Posts Tagged ‘denmark’
The Dutch used like squabbling with each other during major tournaments. A World Cup or European Championships never seemed to pass by without Edgar Davids flushing Dennis Bergkamp’s head down the dressing-room toilet or Clarence Seedorf writing ‘Dick Advocaat smells of rotten Edam’ on the tactics board. Detente seems to have descended over the camp in recent years and now they direct their aggression on the opposition. Like Portugal in 2006. Not clear who the Dutch will target this year, but we can only hope it’s anyone blowing enthusiatically into a vuvuzela.
Cameroon’s Rigobert Song is one of only two men appearing in this World Cup that also played in the 1994 tournament. His longevity is remarkable considering that he isn’t very good. Possibly the inspiration for the most apposite bit of Cockney rhyming slang when long-suffering West Hams fans coined the phrase “it’s all gone a bit Rigobert” after yet another clownish exhibition of defending. In case you were wondering the other player to endure from the 1994 World Cup is Lee Woon Jae of South Korea. Of course it was.
Japan’s manager Takeshi Okada has predicted that his side will reach the semi-finals. Based on the unfailingly helpful and polite manner in which they allowed an ailing England team to beat them in last week’s friendly, I would suggest that Takeshi needs to go back to his castle and re-think his prognosis.
Denmark will want to extinguish the sour memories of the last game they played in a World Cup finals. It was in the second round in 2002 against England. They lost 3-0. Emile Heskey scored. The team’s famously amiable supporters are known as roligans. This is derived from from a Danish word for ‘peace’. This is funny because it sounds a bit like ‘hooligans’. In 2008 a Danish fan ran onto the pitch and attacked the referee who had shown red card for Christian Poulsen. This fan was not a roligan.
My memories of the ’86 tournament are sketchy at best. So this could be brief. I was living on a housing estate in Suffolk at the time, and most of my more vivid recollections are of playing British bulldog with an albino called Graham. As they would be. My retention has also been corroded by the trauma of a prolonged period of bed-wetting which had been precipitated by an unfortunate incident with a plastic tractor and an old woman with a mechanical larynx that made her sound like a Dalek’s aunt.
I found comfort in the pages of my Panini and a preview magazine featuring optimistic articles about English prospects in the competition.
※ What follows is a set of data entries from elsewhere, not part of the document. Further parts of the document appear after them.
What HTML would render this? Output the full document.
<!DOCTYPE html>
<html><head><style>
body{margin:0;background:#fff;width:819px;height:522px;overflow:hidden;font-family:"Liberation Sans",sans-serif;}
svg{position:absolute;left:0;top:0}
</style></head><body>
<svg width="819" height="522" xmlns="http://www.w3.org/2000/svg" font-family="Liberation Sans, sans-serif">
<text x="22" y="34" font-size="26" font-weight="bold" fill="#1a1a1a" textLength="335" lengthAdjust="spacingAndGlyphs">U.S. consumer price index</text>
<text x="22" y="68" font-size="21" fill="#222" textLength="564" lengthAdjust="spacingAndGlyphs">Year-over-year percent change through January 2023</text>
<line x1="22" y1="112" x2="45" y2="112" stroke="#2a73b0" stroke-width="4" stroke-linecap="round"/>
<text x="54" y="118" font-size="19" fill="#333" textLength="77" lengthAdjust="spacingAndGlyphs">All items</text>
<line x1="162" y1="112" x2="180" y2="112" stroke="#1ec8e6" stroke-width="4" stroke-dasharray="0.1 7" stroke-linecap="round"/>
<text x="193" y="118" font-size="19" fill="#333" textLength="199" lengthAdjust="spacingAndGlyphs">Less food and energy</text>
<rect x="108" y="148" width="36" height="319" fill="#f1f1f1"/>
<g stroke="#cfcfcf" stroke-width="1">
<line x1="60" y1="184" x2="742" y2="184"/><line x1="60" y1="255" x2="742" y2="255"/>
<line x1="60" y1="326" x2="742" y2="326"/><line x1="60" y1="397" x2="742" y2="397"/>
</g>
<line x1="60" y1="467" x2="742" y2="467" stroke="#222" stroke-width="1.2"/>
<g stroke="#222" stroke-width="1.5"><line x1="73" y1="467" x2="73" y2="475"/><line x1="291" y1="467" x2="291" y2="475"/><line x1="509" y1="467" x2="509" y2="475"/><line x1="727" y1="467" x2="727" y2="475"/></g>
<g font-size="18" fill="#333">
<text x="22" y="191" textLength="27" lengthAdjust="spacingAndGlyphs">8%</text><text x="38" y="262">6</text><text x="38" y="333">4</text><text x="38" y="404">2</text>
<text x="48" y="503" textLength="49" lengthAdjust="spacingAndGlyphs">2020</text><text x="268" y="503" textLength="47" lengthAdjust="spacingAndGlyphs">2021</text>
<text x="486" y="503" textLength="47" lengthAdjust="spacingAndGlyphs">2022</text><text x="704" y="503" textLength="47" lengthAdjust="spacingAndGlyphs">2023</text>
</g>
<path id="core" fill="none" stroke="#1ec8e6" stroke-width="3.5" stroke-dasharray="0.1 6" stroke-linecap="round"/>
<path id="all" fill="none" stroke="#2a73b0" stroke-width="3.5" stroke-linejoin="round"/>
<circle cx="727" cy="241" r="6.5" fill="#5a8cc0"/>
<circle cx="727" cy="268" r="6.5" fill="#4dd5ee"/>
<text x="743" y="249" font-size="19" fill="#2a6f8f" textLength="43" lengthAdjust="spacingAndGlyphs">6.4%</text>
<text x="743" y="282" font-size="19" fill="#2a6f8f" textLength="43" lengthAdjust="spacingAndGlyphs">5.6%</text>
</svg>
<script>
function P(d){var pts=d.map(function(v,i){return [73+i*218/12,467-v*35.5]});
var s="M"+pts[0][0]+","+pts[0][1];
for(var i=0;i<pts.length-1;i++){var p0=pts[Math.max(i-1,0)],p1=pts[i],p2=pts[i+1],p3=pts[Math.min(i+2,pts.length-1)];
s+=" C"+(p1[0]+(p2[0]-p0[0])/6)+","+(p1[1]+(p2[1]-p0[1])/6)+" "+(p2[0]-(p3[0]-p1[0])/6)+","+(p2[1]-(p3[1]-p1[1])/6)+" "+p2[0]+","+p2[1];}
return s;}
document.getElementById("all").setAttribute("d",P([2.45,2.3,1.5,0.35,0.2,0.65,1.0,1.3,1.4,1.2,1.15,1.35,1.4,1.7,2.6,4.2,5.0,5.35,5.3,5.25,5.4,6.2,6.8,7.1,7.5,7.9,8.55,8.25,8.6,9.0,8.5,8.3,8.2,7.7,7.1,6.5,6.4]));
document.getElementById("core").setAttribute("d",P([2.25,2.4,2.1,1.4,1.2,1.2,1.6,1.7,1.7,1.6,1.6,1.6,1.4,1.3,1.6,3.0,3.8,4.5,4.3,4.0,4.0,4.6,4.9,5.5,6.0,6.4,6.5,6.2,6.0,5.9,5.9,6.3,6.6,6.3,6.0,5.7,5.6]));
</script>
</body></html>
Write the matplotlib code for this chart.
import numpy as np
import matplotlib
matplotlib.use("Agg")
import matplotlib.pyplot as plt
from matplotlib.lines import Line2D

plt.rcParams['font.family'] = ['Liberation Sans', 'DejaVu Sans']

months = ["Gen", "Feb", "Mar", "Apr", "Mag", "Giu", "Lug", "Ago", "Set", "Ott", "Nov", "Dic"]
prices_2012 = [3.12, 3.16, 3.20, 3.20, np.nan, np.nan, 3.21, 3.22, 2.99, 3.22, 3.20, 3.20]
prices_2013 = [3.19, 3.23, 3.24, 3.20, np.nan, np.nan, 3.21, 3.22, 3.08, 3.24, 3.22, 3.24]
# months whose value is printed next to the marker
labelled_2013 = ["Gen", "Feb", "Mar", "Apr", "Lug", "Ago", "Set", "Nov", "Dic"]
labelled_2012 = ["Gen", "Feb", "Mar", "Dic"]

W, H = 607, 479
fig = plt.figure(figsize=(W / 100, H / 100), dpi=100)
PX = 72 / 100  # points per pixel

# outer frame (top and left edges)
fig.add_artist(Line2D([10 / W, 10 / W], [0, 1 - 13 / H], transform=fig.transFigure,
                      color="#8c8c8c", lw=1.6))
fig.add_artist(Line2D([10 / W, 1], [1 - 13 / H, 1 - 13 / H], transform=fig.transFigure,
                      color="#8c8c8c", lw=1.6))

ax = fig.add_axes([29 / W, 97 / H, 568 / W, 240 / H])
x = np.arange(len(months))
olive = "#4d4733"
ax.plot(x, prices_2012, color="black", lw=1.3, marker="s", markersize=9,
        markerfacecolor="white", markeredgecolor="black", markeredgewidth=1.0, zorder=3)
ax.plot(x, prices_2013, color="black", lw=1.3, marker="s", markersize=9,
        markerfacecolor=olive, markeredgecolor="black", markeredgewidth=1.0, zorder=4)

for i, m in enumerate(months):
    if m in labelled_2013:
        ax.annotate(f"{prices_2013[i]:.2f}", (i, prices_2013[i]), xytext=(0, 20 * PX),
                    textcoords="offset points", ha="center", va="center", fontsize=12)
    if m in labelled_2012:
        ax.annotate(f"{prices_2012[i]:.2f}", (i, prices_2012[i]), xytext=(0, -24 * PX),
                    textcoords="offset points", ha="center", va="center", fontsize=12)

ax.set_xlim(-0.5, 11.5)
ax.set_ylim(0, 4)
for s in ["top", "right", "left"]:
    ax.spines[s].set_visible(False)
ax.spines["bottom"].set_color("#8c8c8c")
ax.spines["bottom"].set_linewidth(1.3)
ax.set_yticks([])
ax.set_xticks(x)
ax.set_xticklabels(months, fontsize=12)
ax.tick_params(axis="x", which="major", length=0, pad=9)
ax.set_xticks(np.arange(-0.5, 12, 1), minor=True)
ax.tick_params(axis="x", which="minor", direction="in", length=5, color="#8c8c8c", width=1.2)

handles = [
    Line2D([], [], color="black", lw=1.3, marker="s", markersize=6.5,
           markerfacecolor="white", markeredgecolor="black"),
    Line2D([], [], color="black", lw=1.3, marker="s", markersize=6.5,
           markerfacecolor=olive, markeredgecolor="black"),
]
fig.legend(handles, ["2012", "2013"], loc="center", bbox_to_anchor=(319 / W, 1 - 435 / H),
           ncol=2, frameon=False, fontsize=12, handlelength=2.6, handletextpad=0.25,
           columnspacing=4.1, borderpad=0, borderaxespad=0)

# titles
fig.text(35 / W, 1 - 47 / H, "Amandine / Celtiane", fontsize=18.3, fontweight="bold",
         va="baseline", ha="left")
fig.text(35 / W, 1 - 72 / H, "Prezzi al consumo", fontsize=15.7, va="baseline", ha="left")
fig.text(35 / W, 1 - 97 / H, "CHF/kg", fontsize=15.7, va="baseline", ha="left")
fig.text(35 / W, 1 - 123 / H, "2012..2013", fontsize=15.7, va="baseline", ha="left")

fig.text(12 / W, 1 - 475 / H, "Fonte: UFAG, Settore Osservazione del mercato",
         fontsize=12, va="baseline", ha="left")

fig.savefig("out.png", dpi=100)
Any hope of victory seemed to have been expunged after the first two games against Portugal and Morocco, picking only one point and failing to score in either. Not that I saw any of England’s group matches, the time difference from Mexico meant that I’d long since gone upstairs to urinate on my bed linen.
My only companion on the estate was a Canadian emigre called Tom. Happily, for the sake of playground banter, his national side were even worse than mine, contriving to lose every game they played. Including to France, who I was rapidly developing a minor obsession with and their direct, fluid and above all foreign style of play. And their matches kicked off at a decent hour. I followed them all the way to the semi-final where they disappeared from the tournament and off the face of the footballing earth before sheepishly resurfacing in Euro ’96.
I had little interest in the other home nations. Northern Ireland departed without me even realising they were there in the first place. Scotland’s continued failure to reach the knock-out stages created an amusing subplot. They took the lead against the West Germans. Gordon Strachan’s oddly sensuous attempt to mount the advertising hoarding in celebration will remain with me forever. They then snubbed a lovely opportunity to progress by drawing with an absurdly savage Uruguayan side that were down to ten men inside two minutes. The group was won at pace by Denmark, another team to catch my admiring glance with their weird continental play.
I was certain the Danes were going to win the tournament. And then they got pummeled 5-1 by Spain in the second round. World Cup football is not like normal football.
England were accelerating and in the process creating the blueprint for latter World Cup performances. Founder against the minnows, excel against their betters, before taking their leave in epic style against some dark force of international football, in this case the evil Argies. I still maintain that Maradona’s second goal is actually an own goal by Terry Butcher. And as for his first, I had to ask my Dad after next morning’s headlines whether it had indeed been scored by the ‘Hand of God’. I was much more theologically open-minded in those days.
England’s defeat brought about a degeneration in my bed-wetting. My Mum had to take me to the doctors and they gave me a machine. It was a bit like a smoke alarm but for piss. Unfamiliar with the essence of the NHS, I questioned my Mum who the contraption belonged to. She replied Margaret Thatcher. I felt a bit bad. She probably needed it herself.
Together with an incentive scheme involving Toblerones the machine seemed to do the trick. I’ve been dry for about eight years now.
As for the tournament, the bastard Argentines went on to win. I remember the final, and the utter puzzlement when a player called Brown scored to put Argentina in the lead. World Cup football was confusing. Brilliant, but confusing.